Originally posted at CEPR.
In February, the United Nations confirmed that a Canadian serving with the United Nations Police contingent of MINUSTAH had been accused of sexually and physically assaulting a Haitian woman. Yesterday, Marie Rosy Kesner Auguste Ducena, a lawyer with the Haitian National Human Rights Defense Network, told CBC news that, though the victim reported the assault to police, “nothing will happen… Women who will go to complain, you will see that maybe somebody will take the complaint and will say to her you will be called after. But in fact, the case will just be closed.” CBC notes that the “day after the incident, the man boarded a flight back to Canada, where he remains.”
This is but the latest in a series of sexual abuse allegations leveled against MINUSTAH personnel in Haiti. According to U.N. data, since 2007 there have been 70 allegations of sexual abuse and exploitation against MINUSTAH members, but as CBC news points out, “not one has ended up in a Haitian court.”
The lack of accountability of U.N. military and police personnel in Haiti has “undermined” the organizations reputation and its ability to carry out its mandate, according to Mark Schneider of the International Crisis Group (ICG). “The UN should ensure that in the agreement with the troop-contributing countries, that there is an understanding of what will happen if an abuse occurs — that there will be a full investigation, and that there will be appropriate action taken,” Schneider added.
According to the CBC, the current case is complicated by the fact that the Canadian was serving as a UN Police agent. The CBC reports:
Soldiers can be tried in a military court, but under UN rules, civilian staff — including police officers — are immune from criminal prosecution in the country where the alleged offence occurred. Once back in Canada, they cannot be charged for a crime committed abroad.
Since 2007, the majority of sexual abuse allegations have involved civilian (including police) staff, while 40 percent of allegations involved military personnel. While police are granted immunity from local courts, military personnel are also afforded a layer of protection. In fact, the UN has little control over investigating and punishing military personnel accused of wrongdoing.

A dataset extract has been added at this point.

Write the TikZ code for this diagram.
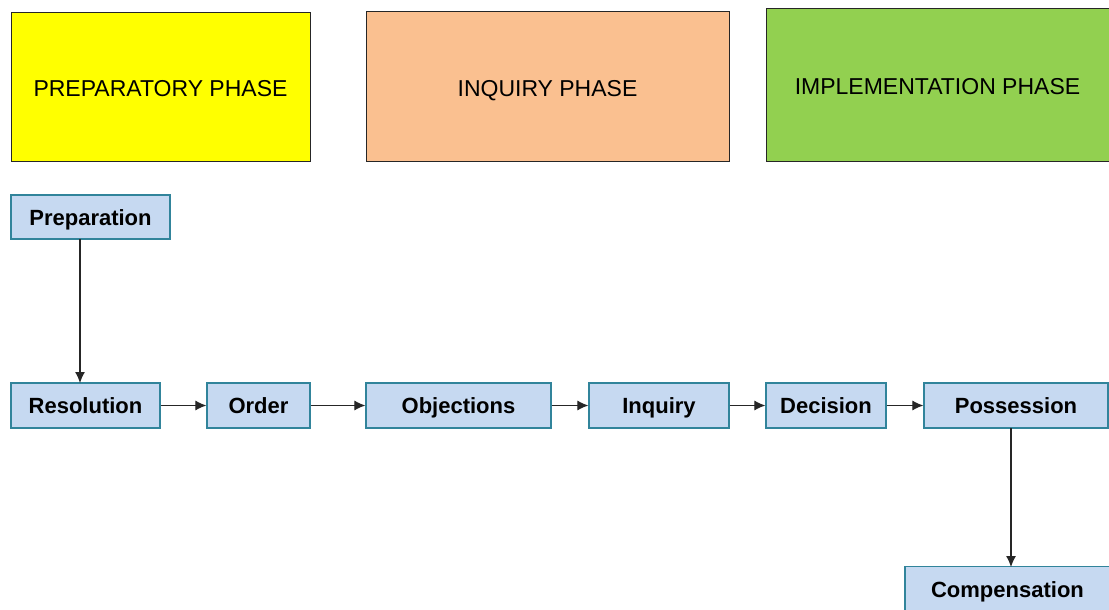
\documentclass[tikz,border=0pt]{standalone}
\usepackage{fontspec}
\setmainfont{Liberation Sans}
\usetikzlibrary{arrows.meta}
\definecolor{phaseY}{HTML}{FFFF00}
\definecolor{phaseO}{HTML}{FAC090}
\definecolor{phaseG}{HTML}{92D050}
\definecolor{stepfill}{HTML}{C6D9F1}
\definecolor{stepline}{HTML}{31849B}
\tikzset{
  phasebox/.style={draw=black!85, line width=1pt, inner sep=0pt, text height=19pt, text depth=0pt, font=\fontsize{23}{27}\selectfont},
  stepbox/.style={draw=stepline, fill=stepfill, line width=1.2pt, inner sep=0pt, minimum height=45pt, text height=19pt, text depth=2.5pt, font=\fontsize{22}{26}\selectfont\bfseries},
  conn/.style={draw=black!85, line width=1.1pt, -{Latex[length=11pt,width=10pt]}}
}
\begin{document}
\begin{tikzpicture}[x=1pt,y=-1pt]
\useasboundingbox (0,0) rectangle (1109,610);
\fill[white] (0,0) rectangle (1109,610);
% phase boxes
\node[phasebox, fill=phaseY, minimum width=299pt, minimum height=148pt] (pp) at (160.5,87) {PREPARATORY PHASE};
\node[phasebox, fill=phaseO, minimum width=363pt, minimum height=149pt] (ip) at (547.5,86.5) {INQUIRY PHASE};
\node[phasebox, fill=phaseG, minimum width=343pt, minimum height=152pt] (mp) at (937.5,85) {IMPLEMENTATION PHASE};
% steps
\node[stepbox, minimum width=159pt, minimum height=44pt] (prep) at (90.5,217) {Preparation};
\node[stepbox, minimum width=149pt] (res) at (85.5,405.5) {Resolution};
\node[stepbox, minimum width=103pt] (ord) at (258.5,405.5) {Order};
\node[stepbox, minimum width=185pt] (obj) at (458.5,405.5) {Objections};
\node[stepbox, minimum width=140pt] (inq) at (659,405.5) {Inquiry};
\node[stepbox, minimum width=120pt] (dec) at (826,405.5) {Decision};
\node[stepbox, minimum width=184pt] (pos) at (1016,405.5) {Possession};
\node[stepbox, minimum width=205pt] (com) at (1007.5,589) {Compensation};
% connectors
\coordinate (prepb) at (80,239);
\coordinate (rest) at (80,383);
\draw[conn] (prepb) -- (rest);
\draw[conn] (res) -- (ord);
\draw[conn] (ord) -- (obj);
\draw[conn] (obj) -- (inq);
\draw[conn] (inq) -- (dec);
\draw[conn] (dec) -- (pos);
\coordinate (posb) at (1011,428);
\coordinate (comt) at (1011,567);
\draw[conn] (posb) -- (comt);
\end{tikzpicture}
\end{document}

According to an ICG interview with a senior official in the Conduct and Discipline Unit of MINUSTAH, “The UN reviews cases and urges countries to provide faster follow-up but does not investigate to determine if discipline or punishment is needed.” The U.N.’s lack of ability to investigate or hold accountable those accused of wrongdoing flies in the face of the organization’s stated “zero tolerance” policy.
Looking further at the data, MINUSTAH’s track record looks even worse. Since 2008, 31 percent of the allegations involved minors, while another 30 percent involved individuals of an “unidentified” age. Also, while allegations of sexual abuse and exploitation across all U.N. missions has decreased over the last 6 years, the number of allegations involving MINUSTAH increased each year from 2009-2011, and there have been 5 such allegations already in 2013, which puts the mission on pace for more than ever before. Despite accounting for 10 percent of U.N. “peacekeeping” staff worldwide, MINUSTAH accounted for over 20 percent of the allegations of sexual abuse in 2011 and nearly 40 percent so far in 2013.